Abstract: Background: Many authors have proposed Quantitative Theories of Consciousness (QTC) based on theoretical principles like information theory, Granger causality and complexity. Recently, Virmani and Nagaraj (arXiv:1608.08450v2 [cs.IT]) noted the similarity between Integrated Information and Compression-Complexity, and on this basis, proposed a novel measure of network complexity called Phi-Compression Complexity (Phi-C or $\Phi^C$). Their computer simulations using Boolean networks showed that $\Phi^C$ compares favorably to Giulio Tononi et al's Integrated Information measure $\Phi$ 3.0 and exhibits desirable mathematical and computational characteristics. Methods: In the present work, $\Phi^C$ was measured for two types of simulated networks: (A) Networks representing simple neuronal connectivity motifs (presented in Fig.9 of Tononi and Sporns, BMC Neuroscience 4(1), 2003); (B) random networks derived from Erd\"os-R \'enyi G(N, p)graphs.

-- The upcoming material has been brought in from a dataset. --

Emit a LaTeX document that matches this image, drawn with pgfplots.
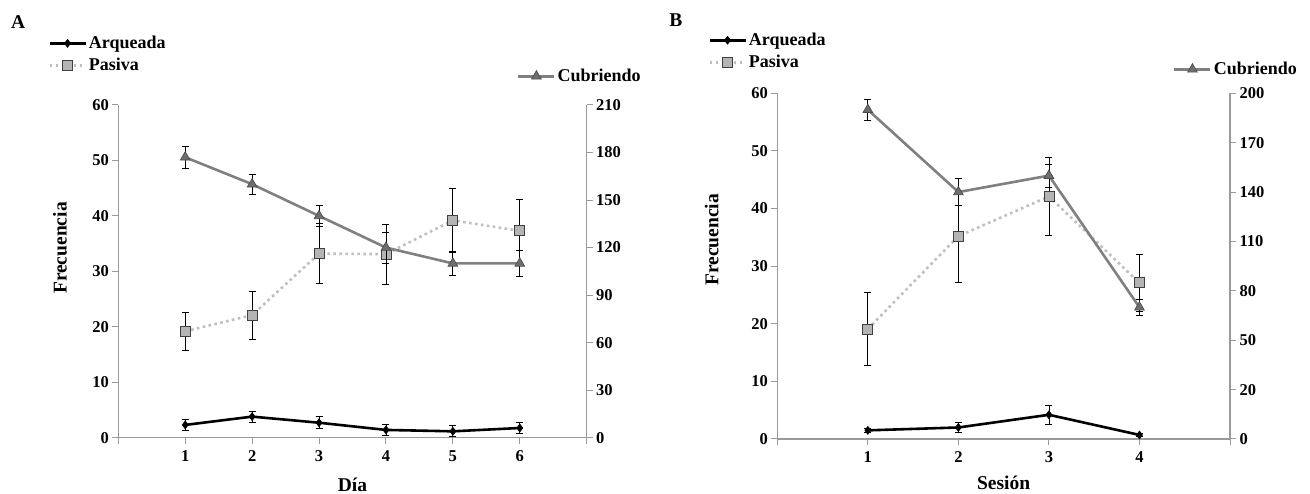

Code for all simulations was written in Python 3.6, and the library NetworkX was used to simulate the graphs. Results and discussions summary: In simulations A, for the same set of networks, $\Phi^C$ values differ from the values of IIT 1.0 $\Phi$ in a counter-intuitive manner. It appears that $\Phi^C$ captures some invariant aspects of the interplay between information integration, network topology, graph composition and node entropy. While Virmani and Nagaraj (arXiv:1608.08450v2 [cs.IT]) sought to highlight the correlations between $\Phi^C$ and IIT $\Phi$, the results of simulations A highlight the differences between the two measures in the way they capture the integrated information. In simulations B, the results of simulations A are extended to the more general case of random networks. In the concluding section we outline the novel aspects of this paper, and our ongoing and future research.